Deutsche Flüchtlingspolitik: Nichts gelernt?!
Geschichte ereignet sich zweimal, sagt Karl Marx – als Tragödie und als Farce. Was wir gerade erleben, ist die Farce der Asyldebatten von 1992.
In einer Bundestagsrede greift Angela Merkel in die aktuelle Debatte über steigende Flüchtlingszahlen ein. Sie sagt: „Die Menschen erwarten von uns schnelle Lösungen. Und zwar Lösungen, die greifen und die dem Missbrauch des Asylrechts wirksam einen Riegel vorschieben.“ Unterdessen verbreitet CDU-Generalsekretär Peter Tauber eine Vorlage für Resolutionen von Kommunalparlamenten. Städte und Gemeinde sollen darin kundtun, dass sie die Aufnahme von weiteren Asylsuchenden nicht mehr verkraften. Die CSU startet eine Anzeigenkampagne gegen ein vor allem von den Sozialdemokraten gefordertes Einwanderungsgesetz. Ihr Slogan: „Weiter massenhaft Scheinasylanten – das ist dann Sache der SPD“.

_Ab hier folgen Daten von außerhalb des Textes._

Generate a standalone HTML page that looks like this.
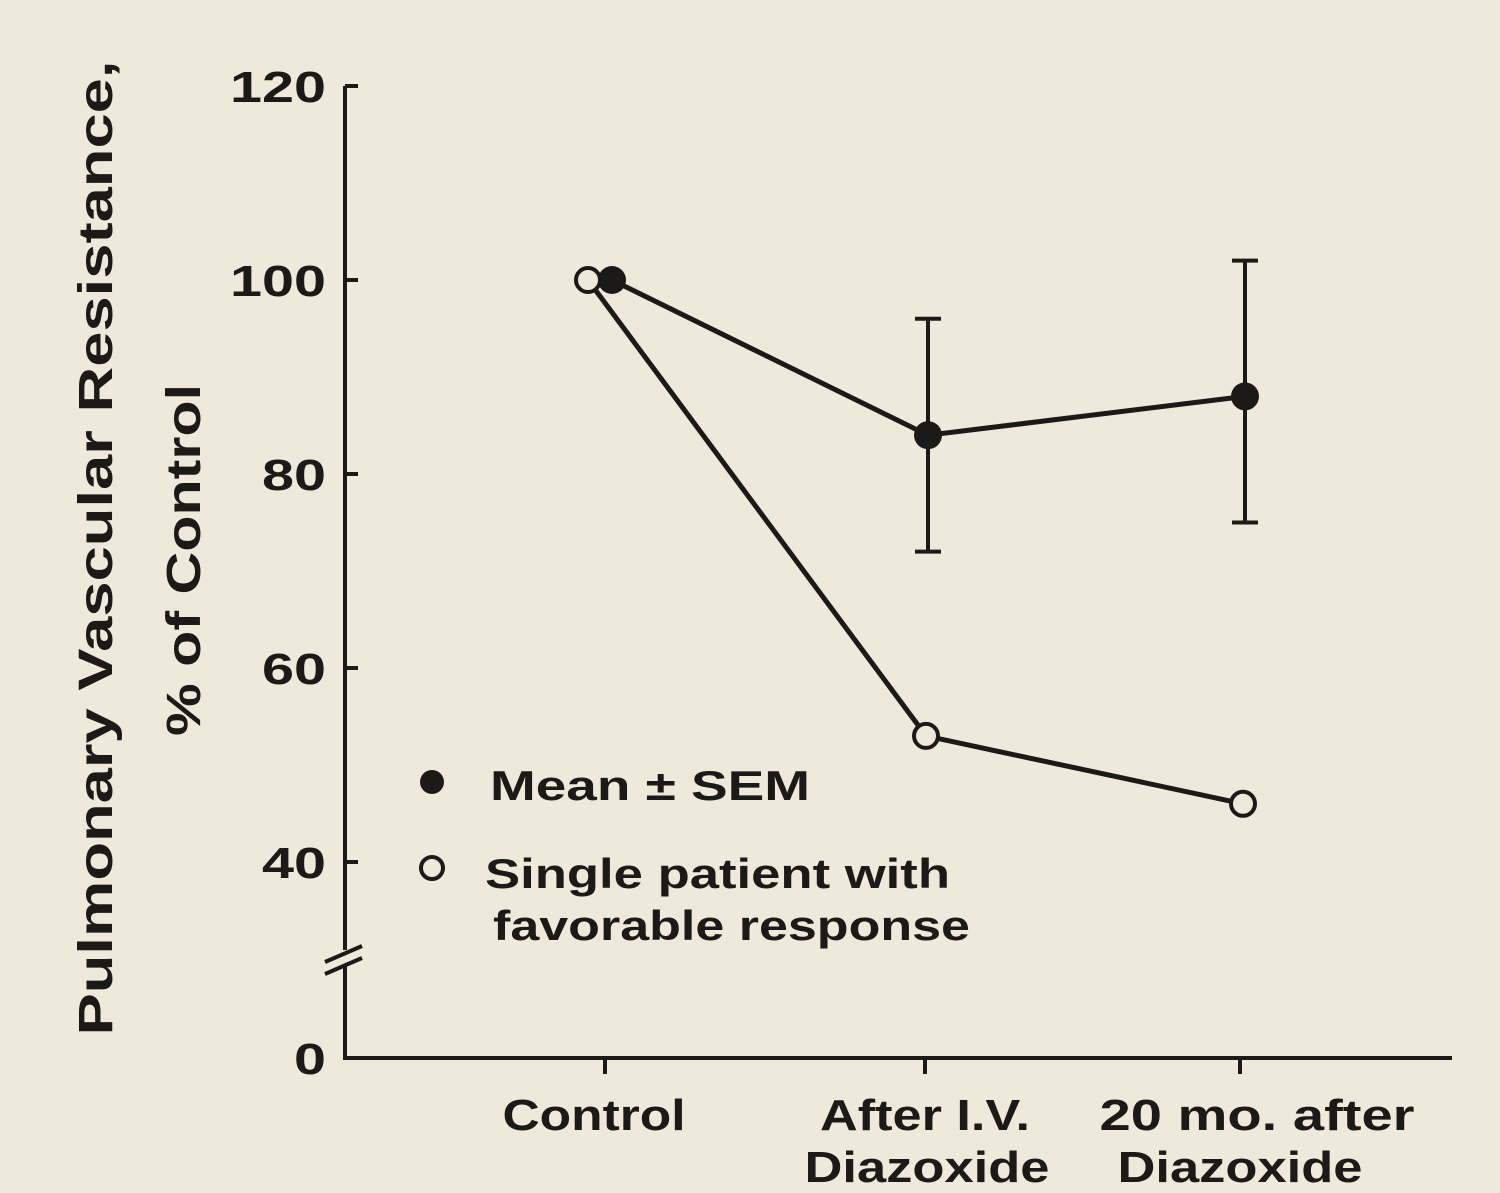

Stopp. Hier ist etwas durcheinandergeraten. Verantwortlich für die drei Meldungen sind Helmut Kohl, Volker Rühe und die Bremer CDU. Sie stammen aus dem Jahr 1992, als vor allem die Union in einer nie zuvor da gewesenen Kampagne Stimmung gegen Flüchtlinge machte. Die auf diese Weise angestachelte Wut der Bevölkerung entlud sich parallel dazu auf den Straßen von Rostock, Hoyerswerda oder Solingen.
Zurück in die Gegenwart: Angela Merkel antwortet einem libanesischen Mädchen, das von ihrer Angst, abgeschoben zu werden, berichtet, dass man ja nicht alle aufnehmen könne. „Das können wir nicht schaffen“, so ihr Mantra. In einem aktuellen Interview mit dem Deutschlandfunk spricht der CSU-Fraktionsvorsitzende im Bayerischen Landtag, Thomas Kreuzer, von einem „massenhaften Asylmissbrauch in Deutschland“. Der SPD wirft er vor, „mit einem Einwanderungsgesetz ja noch mehr Zuwanderung“ zu wollen. Und aus der sächsischen CDU werden Forderungen laut, Flüchtlingen aus als sicher deklarierten Herkunftsstaaten das Taschengeld zu streichen. Auf den Straßen von Dresden, Freital oder Reichertshofen entlädt sich der Rassismus.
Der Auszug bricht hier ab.